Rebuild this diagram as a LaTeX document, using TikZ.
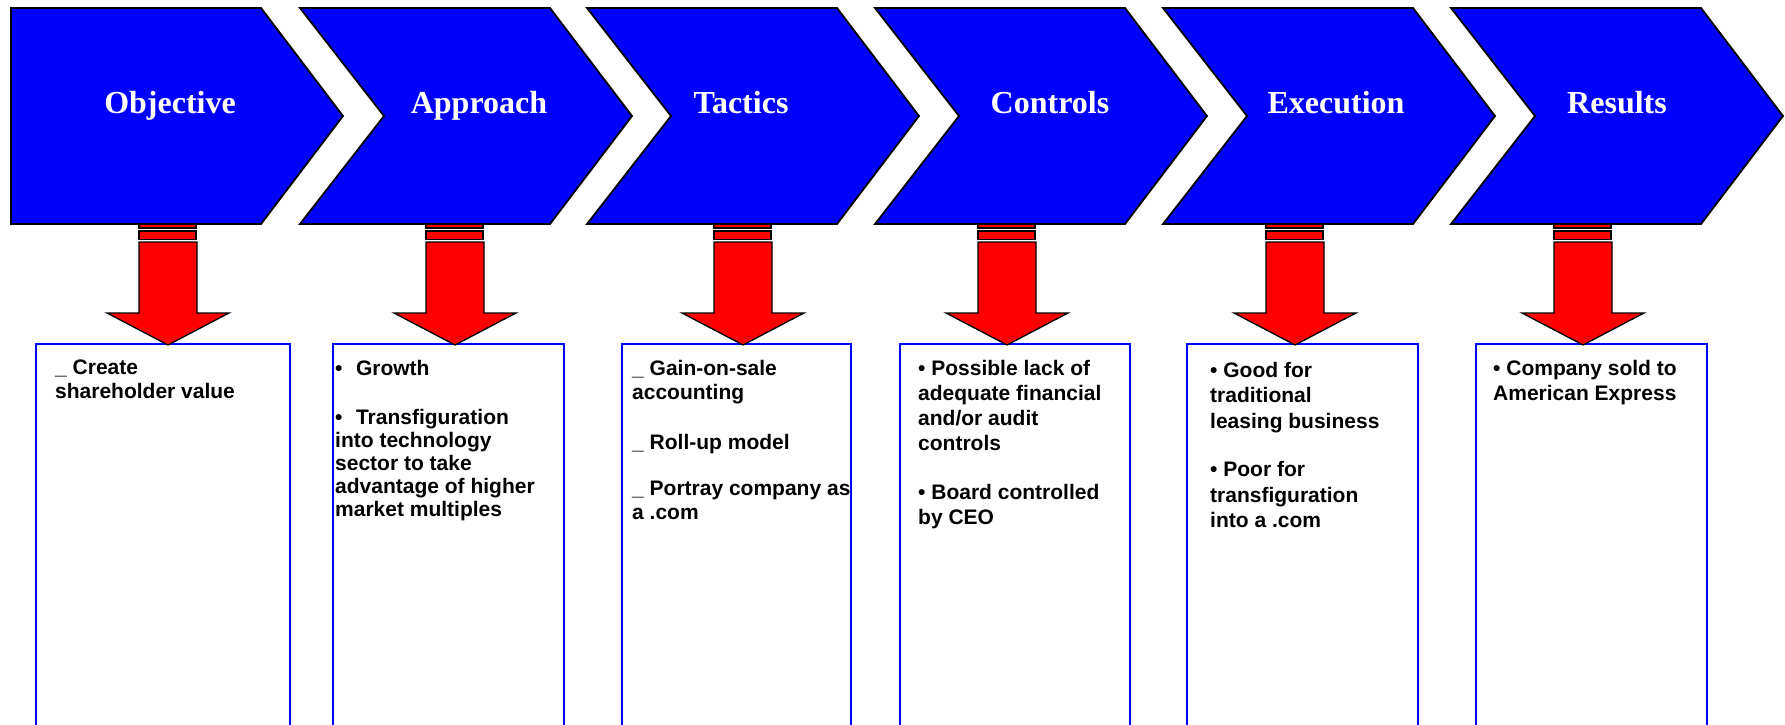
\documentclass[tikz,border=0pt]{standalone}
\usepackage{fontspec}
\setmainfont{Liberation Sans}
\newfontfamily\headfont{Liberation Serif}
\usetikzlibrary{positioning}
\definecolor{chevblue}{RGB}{0,0,255}
\definecolor{arrred}{RGB}{255,0,0}
\tikzset{
chev/.style={draw=black, fill=chevblue, line width=1.8pt},
head/.style={text=white, inner sep=0pt, anchor=base,
    font=\headfont\bfseries\fontsize{32}{36}\selectfont},
redarr/.style={draw=black, fill=arrred, line width=1.3pt},
infobox/.style={draw=chevblue, line width=1.7pt},
% node top = first baseline - 15
info/.style={anchor=north west, align=left, inner sep=0pt,
    font=\bfseries\fontsize{21}{#1}\selectfont},
downarrow/.pic={
    \draw[redarr] (-29,-4) rectangle (28,4);
    \draw[redarr] (-29,7) rectangle (28,15.5);
    \draw[redarr] (-29,18) -- (29,18) -- (29,89) -- (61,89) -- (0,121)
        -- (-61,89) -- (-29,89) -- cycle;
},
notched/.pic={
    \draw[chev] (0,0) -- (250,0) -- (332,108) -- (250,216) -- (0,216)
        -- (84,108) -- cycle;
}
}

\begin{document}
\begin{tikzpicture}[x=1pt,y=-1pt]
\useasboundingbox (0,0) rectangle (1785,725);

% boxes below
\draw[infobox] (36,344) rectangle (290,740);
\draw[infobox] (333,344) rectangle (564,740);
\draw[infobox] (622,344) rectangle (851,740);
\draw[infobox] (900,344) rectangle (1130,740);
\draw[infobox] (1187,344) rectangle (1418,740);
\draw[infobox] (1476,344) rectangle (1707,740);

% red arrows
\pic (arr1) at (168,224) {downarrow};
\pic (arr2) at (455,224) {downarrow};
\pic (arr3) at (743,224) {downarrow};
\pic (arr4) at (1007,224) {downarrow};
\pic (arr5) at (1295,224) {downarrow};
\pic (arr6) at (1583,224) {downarrow};

% chevrons
\draw[chev] (11,8) -- (261,8) -- (343,116) -- (261,224) -- (11,224) -- cycle;
\pic (chev2) at (300,8) {notched};
\pic (chev3) at (587,8) {notched};
\pic (chev4) at (875,8) {notched};
\pic (chev5) at (1163,8) {notched};
\pic (chev6) at (1451,8) {notched};

\node[head] (objective) at (170,113) {Objective};
\node[head] (approach) at (479,113) {Approach};
\node[head] (tactics) at (741,113) {Tactics};
\node[head] (controls) at (1050,113) {Controls};
\node[head] (execution) at (1336,113) {Execution};
\node[head] (results) at (1617,113) {Results};

% texts
\node[info=24] (objtxt) at (55,360) {\_ Create\\shareholder value};
\node[info=23] (apprtxt) at (335,360) {\textbullet\hspace{13.5pt}Growth\\[26pt]
    \textbullet\hspace{13.5pt}Transfiguration\\into technology\\sector to take\\
    advantage of higher\\market multiples};
\node[info=24] (tacttxt) at (632,360) {\_ Gain-on-sale\\accounting\\[26pt]
    \_ Roll-up model\\[22pt]\_ Portray company as\\a .com};
\node[info=25] (ctrltxt) at (918,360) {\textbullet\ Possible lack of\\adequate financial\\
    and/or audit\\controls\\[24pt]\textbullet\ Board controlled\\by CEO};
\node[info=25.5] (exectxt) at (1210,362) {\textbullet\ Good for\\traditional\\
    leasing business\\[23pt]\textbullet\ Poor for\\transfiguration\\into a .com};
\node[info=25.3] (restxt) at (1493,360) {\textbullet\ Company sold to\\American Express};
\end{tikzpicture}
\end{document}
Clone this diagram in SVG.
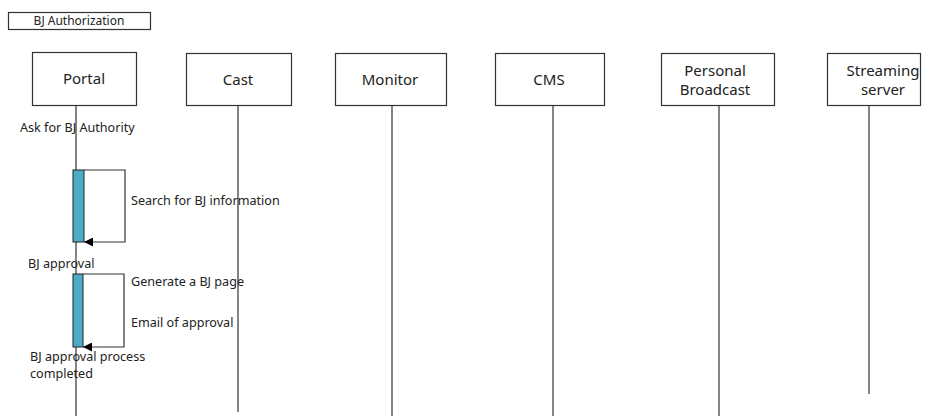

- _EXERCISE DIRECTIONS_:
Go back to the records above and write them out exactly, without the pictures.

- _RESULT FOR THIS EXERCISE_:
Rebuild this diagram as a LaTeX document, using TikZ.
\documentclass[tikz,border=0pt]{standalone}
\usepackage{fontspec}
\setmainfont{Liberation Sans}
\newfontfamily\headfont{Liberation Serif}
\usetikzlibrary{positioning}
\definecolor{chevblue}{RGB}{0,0,255}
\definecolor{arrred}{RGB}{255,0,0}
\tikzset{
chev/.style={draw=black, fill=chevblue, line width=1.8pt},
head/.style={text=white, inner sep=0pt, anchor=base,
    font=\headfont\bfseries\fontsize{32}{36}\selectfont},
redarr/.style={draw=black, fill=arrred, line width=1.3pt},
infobox/.style={draw=chevblue, line width=1.7pt},
% node top = first baseline - 15
info/.style={anchor=north west, align=left, inner sep=0pt,
    font=\bfseries\fontsize{21}{#1}\selectfont},
downarrow/.pic={
    \draw[redarr] (-29,-4) rectangle (28,4);
    \draw[redarr] (-29,7) rectangle (28,15.5);
    \draw[redarr] (-29,18) -- (29,18) -- (29,89) -- (61,89) -- (0,121)
        -- (-61,89) -- (-29,89) -- cycle;
},
notched/.pic={
    \draw[chev] (0,0) -- (250,0) -- (332,108) -- (250,216) -- (0,216)
        -- (84,108) -- cycle;
}
}

\begin{document}
\begin{tikzpicture}[x=1pt,y=-1pt]
\useasboundingbox (0,0) rectangle (1785,725);

% boxes below
\draw[infobox] (36,344) rectangle (290,740);
\draw[infobox] (333,344) rectangle (564,740);
\draw[infobox] (622,344) rectangle (851,740);
\draw[infobox] (900,344) rectangle (1130,740);
\draw[infobox] (1187,344) rectangle (1418,740);
\draw[infobox] (1476,344) rectangle (1707,740);

% red arrows
\pic (arr1) at (168,224) {downarrow};
\pic (arr2) at (455,224) {downarrow};
\pic (arr3) at (743,224) {downarrow};
\pic (arr4) at (1007,224) {downarrow};
\pic (arr5) at (1295,224) {downarrow};
\pic (arr6) at (1583,224) {downarrow};

% chevrons
\draw[chev] (11,8) -- (261,8) -- (343,116) -- (261,224) -- (11,224) -- cycle;
\pic (chev2) at (300,8) {notched};
\pic (chev3) at (587,8) {notched};
\pic (chev4) at (875,8) {notched};
\pic (chev5) at (1163,8) {notched};
\pic (chev6) at (1451,8) {notched};

\node[head] (objective) at (170,113) {Objective};
\node[head] (approach) at (479,113) {Approach};
\node[head] (tactics) at (741,113) {Tactics};
\node[head] (controls) at (1050,113) {Controls};
\node[head] (execution) at (1336,113) {Execution};
\node[head] (results) at (1617,113) {Results};

% texts
\node[info=24] (objtxt) at (55,360) {\_ Create\\shareholder value};
\node[info=23] (apprtxt) at (335,360) {\textbullet\hspace{13.5pt}Growth\\[26pt]
    \textbullet\hspace{13.5pt}Transfiguration\\into technology\\sector to take\\
    advantage of higher\\market multiples};
\node[info=24] (tacttxt) at (632,360) {\_ Gain-on-sale\\accounting\\[26pt]
    \_ Roll-up model\\[22pt]\_ Portray company as\\a .com};
\node[info=25] (ctrltxt) at (918,360) {\textbullet\ Possible lack of\\adequate financial\\
    and/or audit\\controls\\[24pt]\textbullet\ Board controlled\\by CEO};
\node[info=25.5] (exectxt) at (1210,362) {\textbullet\ Good for\\traditional\\
    leasing business\\[23pt]\textbullet\ Poor for\\transfiguration\\into a .com};
\node[info=25.3] (restxt) at (1493,360) {\textbullet\ Company sold to\\American Express};
\end{tikzpicture}
\end{document}
Clone this diagram in SVG.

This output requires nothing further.